Nice! Everything is modular. The engine can be swapped as easy as swapping the cutting unit. I can't imagine what that would cost being so new. I have to stick with the old retired units due to cost but would love one like that or the bigger 1026. Sweet mower.


----------



## wardconnor (Mar 25, 2017)

Holy awesome


----------



## JLAD (Jul 6, 2019)

wardconnor said:


> Holy awesome


But I see you with the Sidewinder 🙌🏻


----------



## cwrx82 (Sep 16, 2018)

@JLAD I don't know what's going on over there, but I'm getting a bit impatient waiting for more pics and details on this new unit! 😂

When is the first cut going to happen?


----------



## JLAD (Jul 6, 2019)

cwrx82 said:


> @JLAD I don't know what's going on over there, but I'm getting a bit impatient waiting for more pics and details on this new unit! 😂
> 
> When is the first cut going to happen?


You're as antsy as myself. I'm in the middle of what's now Tropical Storm Barry. I mowed yesterday evening but it was far from a normal mowing. It's a long story between multiple breakdowns of 2 mowers, unable to mow for a week. I'd like a chance to use it a few more times before passing any judgment but it seems to be a great machine as anyone would expect from Toro. I'm open to anything and everything you guys want to know. Contact me here or on IG @jeremyvladner via DM


----------



## wardconnor (Mar 25, 2017)

JLAD said:


> wardconnor said:
> 
> 
> > Holy awesome
> ...


This is true.... a 2003 model.

I know you will love that mower


----------



## TNTurf (Mar 20, 2019)

I have already replied but I can't help it. I have to say again that thing is sweet. Love the roller, the Honda engine (so many parts available), the compact transmission, the modular design, the ability to remove the cutting unit to take only that for sharpening, and of course the new. I have been swapping bearings and oil seals which is not bad but it must be nice to know everything is already done. All I can say is congrats, you will indeed love it.


----------



## JLAD (Jul 6, 2019)




----------



## Ware (Jan 28, 2017)

I'm REALLY excited for you. :thumbup:


----------



## JLAD (Jul 6, 2019)

gsmornot said:


> I have already replied but I can't help it. I have to say again that thing is sweet. Love the roller, the Honda engine (so many parts available), the compact transmission, the modular design, the ability to remove the cutting unit to take only that for sharpening, and of course the new. I have been swapping bearings and oil seals which is not bad but it must be nice to know everything is already done. All I can say is congrats, you will indeed love it.

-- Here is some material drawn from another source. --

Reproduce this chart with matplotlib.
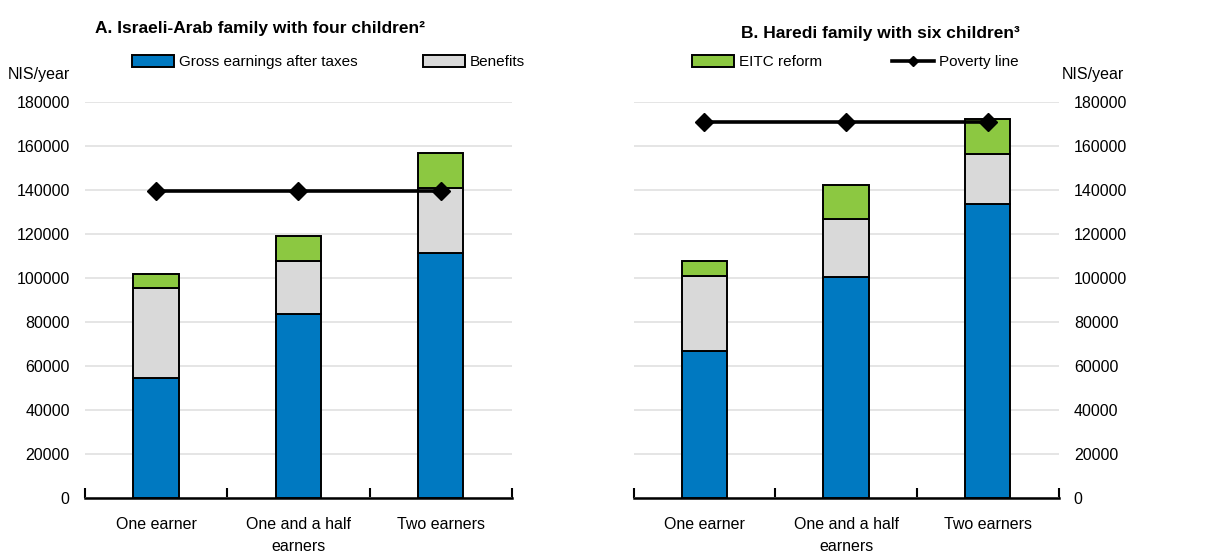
import numpy as np
import matplotlib
matplotlib.use('Agg')
import matplotlib.pyplot as plt
from matplotlib.patches import Patch
from matplotlib.lines import Line2D

plt.rcParams['font.family'] = ['Liberation Sans', 'DejaVu Sans']
plt.rcParams['font.size'] = 11

categories = ['One earner', 'One and a half\nearners', 'Two earners']

# A. Israeli-Arab family with four children
earnings_a = [54500, 83500, 111500]
benefits_a = [41000, 24200, 29500]
eitc_a = [6500, 11500, 16000]
poverty_a = [139700, 139700, 139700]

# B. Haredi family with six children
earnings_b = [66800, 100300, 133600]
benefits_b = [34300, 26500, 22600]
eitc_b = [6400, 15300, 16000]
poverty_b = [171000, 171000, 171000]

C_BLUE = '#0079c1'
C_GREY = '#d9d9d9'
C_GREEN = '#8cc841'


def draw_panel(ax, earn, ben, eitc, pov, right=False):
    x = np.arange(len(categories))
    earn = np.array(earn)
    ben = np.array(ben)
    eitc = np.array(eitc)
    kw = dict(width=0.32, edgecolor='black', linewidth=1.4, zorder=3)
    ax.bar(x, earn, color=C_BLUE, **kw)
    ax.bar(x, ben, bottom=earn, color=C_GREY, **kw)
    ax.bar(x, eitc, bottom=earn + ben, color=C_GREEN, **kw)
    ax.plot(x, pov, color='black', linewidth=2.6, marker='D', markersize=9.5, zorder=4)

    ax.set_xlim(-0.5, 2.5)
    ax.set_ylim(0, 180000)
    ax.set_yticks(np.arange(0, 180001, 20000))
    ax.grid(True, axis='y', color='#e5e5e5', linewidth=1.4, zorder=0)
    ax.set_axisbelow(True)
    for s in ['top', 'left', 'right']:
        ax.spines[s].set_visible(False)
    ax.spines['bottom'].set_linewidth(1.8)
    ax.set_xticks(x)
    ax.set_xticklabels(categories, fontsize=11.5, linespacing=1.55)
    ax.tick_params(axis='x', length=0, pad=14)
    ax.set_xticks([-0.5, 0.5, 1.5, 2.5], minor=True)
    ax.tick_params(axis='x', which='minor', direction='in', length=7, width=1.5)
    ax.tick_params(axis='y', length=0, pad=11, labelsize=11.5)
    if right:
        ax.yaxis.tick_right()
        ax.tick_params(axis='y', pad=11)


fig = plt.figure(figsize=(12.23, 5.54), dpi=100)
ax1 = fig.add_axes([0.0695, 0.101, 0.349, 0.715])
ax2 = fig.add_axes([0.518, 0.101, 0.3475, 0.715])

draw_panel(ax1, earnings_a, benefits_a, eitc_a, poverty_a)
draw_panel(ax2, earnings_b, benefits_b, eitc_b, poverty_b, right=True)

fig.text(0.213, 0.949, 'A. Israeli-Arab family with four children²',
         fontsize=12.5, fontweight='bold', ha='center', va='center')
fig.text(0.720, 0.940, 'B. Haredi family with six children³',
         fontsize=12.5, fontweight='bold', ha='center', va='center')
fig.text(0.006, 0.866, 'NIS/year', ha='left', va='center', fontsize=11.5)
fig.text(0.868, 0.866, 'NIS/year', ha='left', va='center', fontsize=11.5)

handles = [
    Patch(facecolor=C_BLUE, edgecolor='black', linewidth=1.4),
    Patch(facecolor=C_GREY, edgecolor='black', linewidth=1.4),
    Patch(facecolor=C_GREEN, edgecolor='black', linewidth=1.4),
    Line2D([0], [0], color='black', linewidth=2.6, marker='D', markersize=5),
]
labels = ['Gross earnings after taxes', 'Benefits', 'EITC reform', 'Poverty line']
# legend entries sit at uneven spacing in the original, so place them one by one
legend_x = [132, 423, 692, 892]
for h, lab, xp in zip(handles, labels, legend_x):
    fig.legend([h], [lab], loc='center left', bbox_to_anchor=(xp / 1223, 0.888),
               frameon=False, handlelength=2.75, handleheight=0.85,
               handletextpad=0.3, borderaxespad=0, borderpad=0)

fig.savefig('out.png', dpi=100)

A handful of items helped the idea to splurge on new, Toro returning to the Honda engine was a big one, second being the return of the operator presence handle that functions as a 
drive engagement. I'm a huge fan of that on the Jacobsen 518s. I couldn't agree more on the idea of removing the cutting unit to bring in for grinding vs the entire mower. Once they've been on the market for a few years I hope to pick up a spare cutting unit to have for use while the primary is away for grinding.


----------



## JLAD (Jul 6, 2019)




----------



## Anthony Drexler (Apr 23, 2018)

That is sweet!


----------



## ctrav (Aug 18, 2018)

Beautiful machine! Can't wait to see the cut...


----------



## TN Hawkeye (May 7, 2018)

JLAD said:


>


Only thing missing is a TLF sticker. :thumbup:


----------



## JLAD (Jul 6, 2019)

TN Hawkeye said:


> JLAD said:
> 
> 
> >
> ...


Agreed!


----------



## JoeyDonatelli (Apr 4, 2018)

@JLAD Amazing machine man!

So how do we get a group buy going on these?

I would think if we have a few members interested we could contact a dealer and make something happen.


----------



## The Sod God (Apr 15, 2020)

Does anyone know how I can buy one? I live in Augusta GA and I can't seem to find a dealer. Are these available online?


----------



## The Anti-Rebel (Feb 16, 2019)

GreenSpace said:


> Does anyone know how I can buy one? I live in Augusta GA and I can't seem to find a dealer. Are these available online?


it looks like Jerry Pate is your closest toro golf dealer. https://jerrypate.com/equipment-vehicles-accessories/golf-courses/


----------